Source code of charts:
---------------

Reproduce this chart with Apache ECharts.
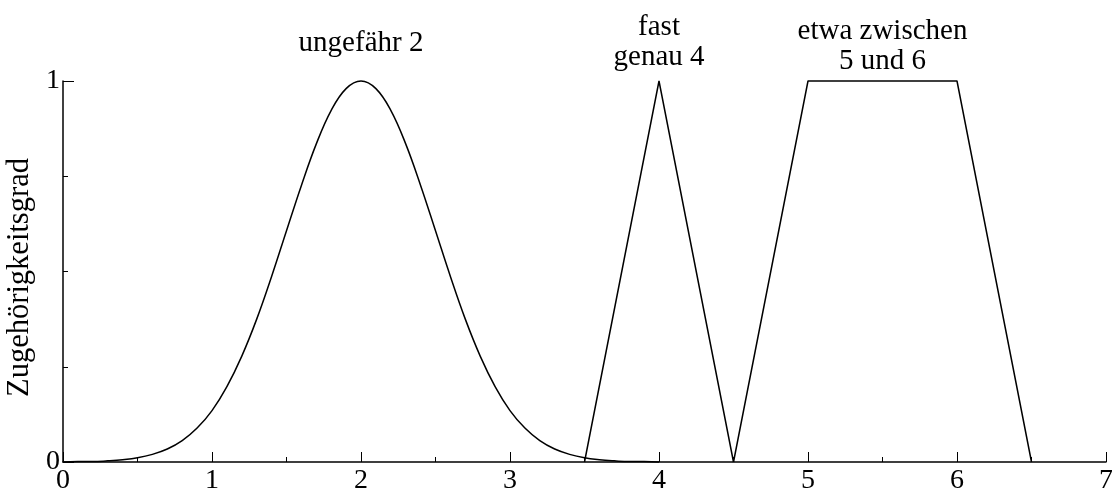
<!DOCTYPE html>
<html>
<head>
<meta charset="utf-8">
<script src="https://cdn.jsdelivr.net/npm/echarts@6/dist/echarts.min.js"></script>
<style>
  html, body { margin: 0; padding: 0; background: #fff; }
  #chart { width: 1112px; height: 488px; }
</style>
</head>
<body>
<div id="chart"></div>
<script>
// "ungefähr 2": bell-shaped membership, sampled every 0.1 from 0 to 4
const bellX = [0.0, 0.1, 0.2, 0.3, 0.4, 0.5, 0.6, 0.7, 0.8, 0.9,
               1.0, 1.1, 1.2, 1.3, 1.4, 1.5, 1.6, 1.7, 1.8, 1.9,
               2.0, 2.1, 2.2, 2.3, 2.4, 2.5, 2.6, 2.7, 2.8, 2.9,
               3.0, 3.1, 3.2, 3.3, 3.4, 3.5, 3.6, 3.7, 3.8, 3.9, 4.0];
const bellY = [0.000, 0.001, 0.001, 0.003, 0.006, 0.011, 0.020, 0.034, 0.056, 0.089,
               0.135, 0.198, 0.278, 0.375, 0.487, 0.607, 0.726, 0.835, 0.923, 0.980,
               1.000, 0.980, 0.923, 0.835, 0.726, 0.607, 0.487, 0.375, 0.278, 0.198,
               0.135, 0.089, 0.056, 0.034, 0.020, 0.011, 0.006, 0.003, 0.001, 0.001, 0.000];

// "fast genau 4": triangle
const triX = [3.5, 4.0, 4.5];
const triY = [0, 1, 0];

// "etwa zwischen 5 und 6": trapezoid
const trapX = [4.5, 5.0, 6.0, 6.5];
const trapY = [0, 1, 1, 0];

// annotations above each set
const noteTexts = ['ungefähr 2', 'fast\ngenau 4', 'etwa zwischen\n5 und 6'];
const noteX = [2, 4, 5.5];
const noteY = [1, 1, 1];

const xTickValues = [0, 1, 2, 3, 4, 5, 6, 7];
const yTickValues = [0, 1];
const yAxisTitle = 'Zugehörigkeitsgrad';

const FONT = '"Liberation Serif", "DejaVu Serif", serif';
const noteGaps = [23, 9, 5];

const pairs = (xs, ys) => xs.map((x, i) => [x, ys[i]]);
const lineStyle = { color: '#000', width: 1.5 };

const chart = echarts.init(document.getElementById('chart'), null, { renderer: 'canvas' });
chart.setOption({
  backgroundColor: '#fff',
  animation: false,
  grid: { left: 63, right: 6, top: 81, bottom: 26, containLabel: false, outerBoundsMode: 'none' },
  xAxis: {
    type: 'value',
    min: xTickValues[0],
    max: xTickValues[xTickValues.length - 1],
    interval: 1,
    axisLine: { show: true, lineStyle: { color: '#000', width: 1.5 } },
    axisTick: { show: true, inside: true, length: 10, lineStyle: { color: '#000', width: 1 } },
    minorTick: { show: true, splitNumber: 2, length: 5, lineStyle: { color: '#000', width: 1 } },
    splitLine: { show: false },
    axisLabel: {
      margin: 5,
      color: '#000',
      fontFamily: FONT,
      fontSize: 28,
      formatter: v => (xTickValues.includes(v) ? String(v) : '')
    }
  },
  yAxis: {
    type: 'value',
    min: yTickValues[0],
    max: yTickValues[1],
    interval: 1,
    name: yAxisTitle,
    nameLocation: 'middle',
    nameGap: 28,
    nameTextStyle: { color: '#000', fontFamily: FONT, fontSize: 30.5, padding: [0, 12, 0, 0] },
    axisLine: { show: true, lineStyle: { color: '#000', width: 1.5 } },
    axisTick: { show: true, inside: true, length: 11, lineStyle: { color: '#000', width: 1 } },
    minorTick: { show: true, splitNumber: 4, length: 5, lineStyle: { color: '#000', width: 1 } },
    splitLine: { show: false },
    axisLabel: {
      margin: 3,
      color: '#000',
      fontFamily: FONT,
      fontSize: 28,
      formatter: v => String(v)
    }
  },
  series: [
    {
      type: 'line', data: pairs(bellX, bellY), smooth: 0.4, showSymbol: false,
      clip: false, lineStyle: lineStyle, z: 3
    },
    {
      type: 'line', data: pairs(triX, triY), showSymbol: false,
      clip: false, lineStyle: lineStyle, z: 3
    },
    {
      type: 'line', data: pairs(trapX, trapY), showSymbol: false,
      clip: false, lineStyle: lineStyle, z: 3
    },
    {
      type: 'scatter',
      symbolSize: 0,
      silent: true,
      itemStyle: { opacity: 1, color: '#000' },
      data: noteTexts.map((t, i) => ({
        name: t,
        value: [noteX[i], noteY[i]],
        label: { distance: noteGaps[i] }
      })),
      label: {
        show: true,
        position: 'top',
        formatter: p => p.name,
        color: '#000',
        opacity: 1,
        textBorderWidth: 0,
        fontFamily: FONT,
        fontSize: 29,
        lineHeight: 30,
        align: 'center'
      }
    }
  ]
});
</script>
</body>
</html>
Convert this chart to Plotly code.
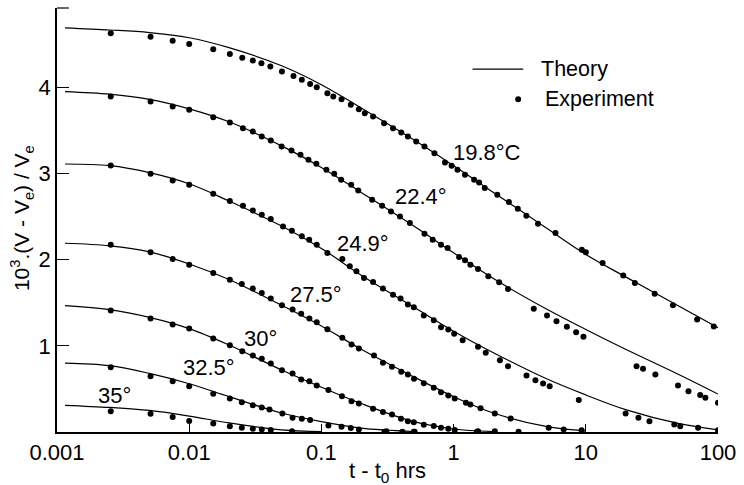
import plotly.graph_objects as go

# ---------------- data ----------------
temps = ["19.8", "22.4", "24.9", "27.5", "30", "32.5", "35"]
temp_labels = ["19.8°C", "22.4°", "24.9°", "27.5°", "30°", "32.5°", "35°"]

theory_x = [0.00115, 0.0025, 0.005, 0.01, 0.02, 0.05, 0.1, 0.2, 0.5, 1, 2, 5, 10, 20, 50, 100]
theory_19_8 = [4.69, 4.665, 4.635, 4.575, 4.46, 4.25, 4.03, 3.76, 3.39, 3.09, 2.78, 2.37, 2.06, 1.80, 1.465, 1.21]
theory_22_4 = [3.95, 3.92, 3.86, 3.75, 3.60, 3.32, 3.07, 2.78, 2.39, 2.08, 1.78, 1.43, 1.19, 0.96, 0.67, 0.44]
theory_24_9 = [3.11, 3.09, 3.01, 2.88, 2.68, 2.39, 2.13, 1.82, 1.45, 1.17, 0.92, 0.62, 0.43, 0.26, 0.10, 0.025]
theory_27_5 = [2.19, 2.16, 2.09, 1.95, 1.77, 1.47, 1.23, 0.96, 0.64, 0.41, 0.22, 0.065, 0.012]
theory_30 = [1.467, 1.42, 1.33, 1.20, 1.01, 0.72, 0.52, 0.33, 0.12, 0.035, 0.006]
theory_32_5 = [0.80, 0.77, 0.68, 0.56, 0.41, 0.22, 0.12, 0.045, 0.006]
theory_35 = [0.31, 0.285, 0.25, 0.185, 0.105, 0.025, 0.004]

exp_x_19_8 = [0.00255, 0.0051, 0.0075, 0.01, 0.0152, 0.0203, 0.0252, 0.0303, 0.0352, 0.0411, 0.0503,
              0.0615, 0.0711, 0.0822, 0.0922, 0.111, 0.123, 0.142, 0.167, 0.192, 0.213, 0.246, 0.298,
              0.348, 0.402, 0.451, 0.521, 0.602, 0.716, 0.861, 0.966, 1.07, 1.22, 1.43, 1.56, 1.72,
              2.14, 2.62, 3.06, 3.55, 4.35, 5.9, 9.33, 10.0, 13.4, 19.2, 23.5, 33.2, 45.6, 69.5, 92.9]
exp_y_19_8 = [4.627, 4.587, 4.541, 4.503, 4.441, 4.387, 4.344, 4.310, 4.279, 4.240, 4.182,
              4.132, 4.086, 4.039, 4.001, 3.932, 3.892, 3.862, 3.796, 3.746, 3.700, 3.661, 3.584,
              3.526, 3.475, 3.429, 3.371, 3.313, 3.236, 3.127, 3.089, 3.043, 2.985, 2.927, 2.896, 2.831,
              2.753, 2.669, 2.591, 2.510, 2.417, 2.309, 2.116, 2.085, 1.962, 1.815, 1.730, 1.603, 1.470, 1.305, 1.224]

exp_x_22_4 = [0.00255, 0.0051, 0.0075, 0.01, 0.0152, 0.0203, 0.0255, 0.0303, 0.0354, 0.0414, 0.05,
              0.0594, 0.0695, 0.0798, 0.0916, 0.109, 0.125, 0.141, 0.168, 0.19, 0.242, 0.288, 0.336,
              0.393, 0.467, 0.602, 0.695, 0.803, 0.901, 1.10, 1.22, 1.34, 1.53, 1.83, 2.21, 2.58,
              4.04, 5.09, 6.0, 7.19, 8.45, 9.6, 24.2, 27.1, 33.6, 49.8, 59.8, 73.3, 80.3, 100]
exp_y_22_4 = [3.892, 3.834, 3.776, 3.738, 3.653, 3.591, 3.526, 3.487, 3.429, 3.383, 3.313,
              3.267, 3.217, 3.159, 3.113, 3.043, 2.997, 2.927, 2.869, 2.803, 2.695, 2.626, 2.560,
              2.502, 2.425, 2.301, 2.232, 2.174, 2.135, 2.031, 1.992, 1.942, 1.892, 1.806, 1.737, 1.660,
              1.429, 1.351, 1.285, 1.220, 1.158, 1.104, 0.764, 0.733, 0.667, 0.540, 0.474, 0.428, 0.397, 0.340]

exp_x_24_9 = [0.00255, 0.0051, 0.0075, 0.01, 0.0152, 0.0203, 0.0255, 0.0303, 0.0354, 0.0414, 0.0512,
              0.0598, 0.0711, 0.0808, 0.0922, 0.111, 0.144, 0.164, 0.184, 0.210, 0.246, 0.292, 0.348,
              0.397, 0.451, 0.50, 0.595, 0.708, 0.803, 0.912, 1.01, 1.17, 1.53, 1.75, 2.24, 2.58,
              3.56, 4.16, 4.75, 5.33, 8.85, 20.0, 25.0, 30.3, 46.7, 51.8, 70.7, 100]
exp_y_24_9 = [3.093, 2.997, 2.919, 2.869, 2.765, 2.680, 2.626, 2.571, 2.521, 2.472, 2.386,
              2.336, 2.270, 2.232, 2.174, 2.078, 2.008, 1.923, 1.865, 1.788, 1.741, 1.664, 1.594,
              1.548, 1.479, 1.447, 1.351, 1.297, 1.216, 1.189, 1.139, 1.065, 0.988, 0.919, 0.833, 0.764,
              0.656, 0.601, 0.563, 0.532, 0.370, 0.215, 0.166, 0.126, 0.088, 0.068, 0.05, 0.019]

exp_x_27_5 = [0.00255, 0.0051, 0.0075, 0.01, 0.0152, 0.0203, 0.025, 0.0303, 0.0354, 0.0414, 0.0503,
              0.0605, 0.0703, 0.0811, 0.0922, 0.111, 0.144, 0.169, 0.192, 0.250, 0.292, 0.342, 0.402,
              0.451, 0.502, 0.595, 0.708, 0.803, 0.912, 1.02, 1.24, 1.34, 1.60, 2.05, 2.70, 5.24, 6.8, 9.3]
exp_y_27_5 = [2.174, 2.085, 2.008, 1.942, 1.846, 1.768, 1.718, 1.664, 1.614, 1.548, 1.470,
              1.421, 1.371, 1.316, 1.273, 1.193, 1.093, 1.015, 0.969, 0.888, 0.803, 0.757, 0.700,
              0.667, 0.618, 0.567, 0.513, 0.462, 0.424, 0.390, 0.340, 0.320, 0.275, 0.216, 0.156, 0.050, 0.03, 0.02]

exp_x_30 = [0.00255, 0.0051, 0.0075, 0.01, 0.0152, 0.0203, 0.0252, 0.0303, 0.0354, 0.0414, 0.0503,
            0.0605, 0.0703, 0.0811, 0.0922, 0.113, 0.143, 0.169, 0.192, 0.246, 0.292, 0.342, 0.40,
            0.451, 0.50, 0.595, 0.708, 0.803, 0.912, 1.02, 1.53, 2.05, 3.1]
exp_y_30 = [1.409, 1.316, 1.247, 1.200, 1.085, 1.007, 0.937, 0.888, 0.849, 0.795, 0.717,
            0.679, 0.609, 0.590, 0.540, 0.486, 0.416, 0.358, 0.331, 0.270, 0.231, 0.204, 0.154,
            0.126, 0.112, 0.085, 0.069, 0.05, 0.039, 0.023, 0.01, 0.01, 0.003]

exp_x_32_5 = [0.00255, 0.0051, 0.0075, 0.01, 0.0152, 0.0203, 0.025, 0.0303, 0.0354, 0.0405, 0.0507,
              0.0605, 0.0711, 0.0822, 0.113, 0.142, 0.167, 0.192, 0.31, 0.41, 0.507]
exp_y_32_5 = [0.752, 0.648, 0.590, 0.532, 0.444, 0.389, 0.346, 0.31, 0.285, 0.262, 0.216,
              0.166, 0.154, 0.138, 0.076, 0.061, 0.045, 0.030, 0.01, 0.004, 0.004]

exp_x_35 = [0.00255, 0.0051, 0.0075, 0.01, 0.0152, 0.0203, 0.025, 0.0303, 0.0354, 0.0414, 0.06,
            0.3, 0.5, 1.5]
exp_y_35 = [0.242, 0.212, 0.175, 0.127, 0.098, 0.066, 0.048, 0.038, 0.03, 0.022, 0.01,
            0.002, 0.002, 0.002]

x_tick_vals = [0.001, 0.01, 0.1, 1, 10, 100]
x_tick_text = ["0.001", "0.01", "0.1", "1", "10", "100"]
y_tick_vals = [1, 2, 3, 4]

# label anchor positions (log10 x, y)
label_pos = [(0.256, 3.24), (-0.248, 2.73), (-0.685, 2.19), (-1.038, 1.60),
             (-1.459, 1.08), (-1.85, 0.75), (-2.564, 0.42)]

theories = [theory_19_8, theory_22_4, theory_24_9, theory_27_5, theory_30, theory_32_5, theory_35]
exps = [(exp_x_19_8, exp_y_19_8), (exp_x_22_4, exp_y_22_4), (exp_x_24_9, exp_y_24_9),
        (exp_x_27_5, exp_y_27_5), (exp_x_30, exp_y_30), (exp_x_32_5, exp_y_32_5), (exp_x_35, exp_y_35)]

FONT = "Liberation Sans, Arial, sans-serif"

fig = go.Figure()
for name, ty in zip(temps, theories):
    fig.add_trace(go.Scatter(x=theory_x[:len(ty)], y=ty, mode="lines", name="Theory " + name,
                             line=dict(color="black", width=1.2, shape="spline"),
                             showlegend=False, hoverinfo="skip"))
for name, (ex, ey) in zip(temps, exps):
    fig.add_trace(go.Scatter(x=ex, y=ey, mode="markers", name="Experiment " + name,
                             marker=dict(color="black", size=6), showlegend=False))

annotations = []
for lab, (lx, ly) in zip(temp_labels, label_pos):
    annotations.append(dict(x=lx, y=ly, xref="x", yref="y", text=lab, showarrow=False,
                            xanchor="center", yanchor="middle",
                            font=dict(size=22, color="black", family=FONT)))

# axis titles
annotations.append(dict(x=0.5, y=-0.094, xref="paper", yref="paper", text="t - t<sub>0</sub> hrs",
                        xanchor="center", yanchor="middle",
                        showarrow=False, font=dict(size=22, color="black", family=FONT)))
annotations.append(dict(x=-0.0526, y=0.505, xref="paper", yref="paper",
                        text="10<sup>3</sup>.(V - V<sub>e</sub>) / V<sub>e</sub>", textangle=-90,
                        xanchor="center", yanchor="middle",
                        showarrow=False, font=dict(size=21, color="black", family=FONT)))
# legend texts
annotations.append(dict(x=0.729, y=0.856, xref="paper", yref="paper", text="Theory",
                        xanchor="left", yanchor="middle",
                        showarrow=False, font=dict(size=21.5, color="black", family=FONT)))
annotations.append(dict(x=0.735, y=0.785, xref="paper", yref="paper", text="Experiment",
                        xanchor="left", yanchor="middle",
                        showarrow=False, font=dict(size=21.5, color="black", family=FONT)))

shapes = [
    dict(type="line", xref="paper", yref="paper", x0=0.6286, x1=0.7053, y0=0.856, y1=0.856,
         line=dict(color="black", width=1.2)),
    dict(type="circle", xref="paper", yref="paper", x0=0.6977 - 0.0045, x1=0.6977 + 0.0045,
         y0=0.785 - 0.007, y1=0.785 + 0.007, fillcolor="black", line=dict(color="black", width=0)),
    dict(type="line", xref="paper", yref="paper", x0=0, x1=0.018, y0=1, y1=1,
         line=dict(color="black", width=1.2)),
]

fig.update_layout(
    width=744, height=485,
    margin=dict(l=57, r=22, t=8, b=53),
    paper_bgcolor="white", plot_bgcolor="white",
    font=dict(family=FONT, size=22, color="black"),
    annotations=annotations, shapes=shapes,
    xaxis=dict(type="log", range=[-3, 2], tickvals=x_tick_vals, ticktext=x_tick_text,
               ticks="inside", ticklen=8, tickwidth=1, tickcolor="black",
               showline=True, linecolor="black", linewidth=1.5, showgrid=False, zeroline=False,
               tickfont=dict(size=22, family=FONT)),
    yaxis=dict(range=[0, 4.92], tickvals=y_tick_vals, ticks="inside", ticklen=12, tickwidth=1,
               tickcolor="black", showline=True, linecolor="black", linewidth=1.5,
               showgrid=False, zeroline=False, tickfont=dict(size=22, family=FONT)),
)

fig.write_html("out.html", config={"displayModeBar": False},
               post_script="document.body.style.margin='0';")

---------------

Stated task: Print exactly the first line of the entries and every line after it through the one that contains "const noteGaps = [23, 9, 5];", leaving the pictures out.

Answer to the task:
Reproduce this chart with Apache ECharts.
<!DOCTYPE html>
<html>
<head>
<meta charset="utf-8">
<script src="https://cdn.jsdelivr.net/npm/echarts@6/dist/echarts.min.js"></script>
<style>
  html, body { margin: 0; padding: 0; background: #fff; }
  #chart { width: 1112px; height: 488px; }
</style>
</head>
<body>
<div id="chart"></div>
<script>
// "ungefähr 2": bell-shaped membership, sampled every 0.1 from 0 to 4
const bellX = [0.0, 0.1, 0.2, 0.3, 0.4, 0.5, 0.6, 0.7, 0.8, 0.9,
               1.0, 1.1, 1.2, 1.3, 1.4, 1.5, 1.6, 1.7, 1.8, 1.9,
               2.0, 2.1, 2.2, 2.3, 2.4, 2.5, 2.6, 2.7, 2.8, 2.9,
               3.0, 3.1, 3.2, 3.3, 3.4, 3.5, 3.6, 3.7, 3.8, 3.9, 4.0];
const bellY = [0.000, 0.001, 0.001, 0.003, 0.006, 0.011, 0.020, 0.034, 0.056, 0.089,
               0.135, 0.198, 0.278, 0.375, 0.487, 0.607, 0.726, 0.835, 0.923, 0.980,
               1.000, 0.980, 0.923, 0.835, 0.726, 0.607, 0.487, 0.375, 0.278, 0.198,
               0.135, 0.089, 0.056, 0.034, 0.020, 0.011, 0.006, 0.003, 0.001, 0.001, 0.000];

// "fast genau 4": triangle
const triX = [3.5, 4.0, 4.5];
const triY = [0, 1, 0];

// "etwa zwischen 5 und 6": trapezoid
const trapX = [4.5, 5.0, 6.0, 6.5];
const trapY = [0, 1, 1, 0];

// annotations above each set
const noteTexts = ['ungefähr 2', 'fast\ngenau 4', 'etwa zwischen\n5 und 6'];
const noteX = [2, 4, 5.5];
const noteY = [1, 1, 1];

const xTickValues = [0, 1, 2, 3, 4, 5, 6, 7];
const yTickValues = [0, 1];
const yAxisTitle = 'Zugehörigkeitsgrad';

const FONT = '"Liberation Serif", "DejaVu Serif", serif';
const noteGaps = [23, 9, 5];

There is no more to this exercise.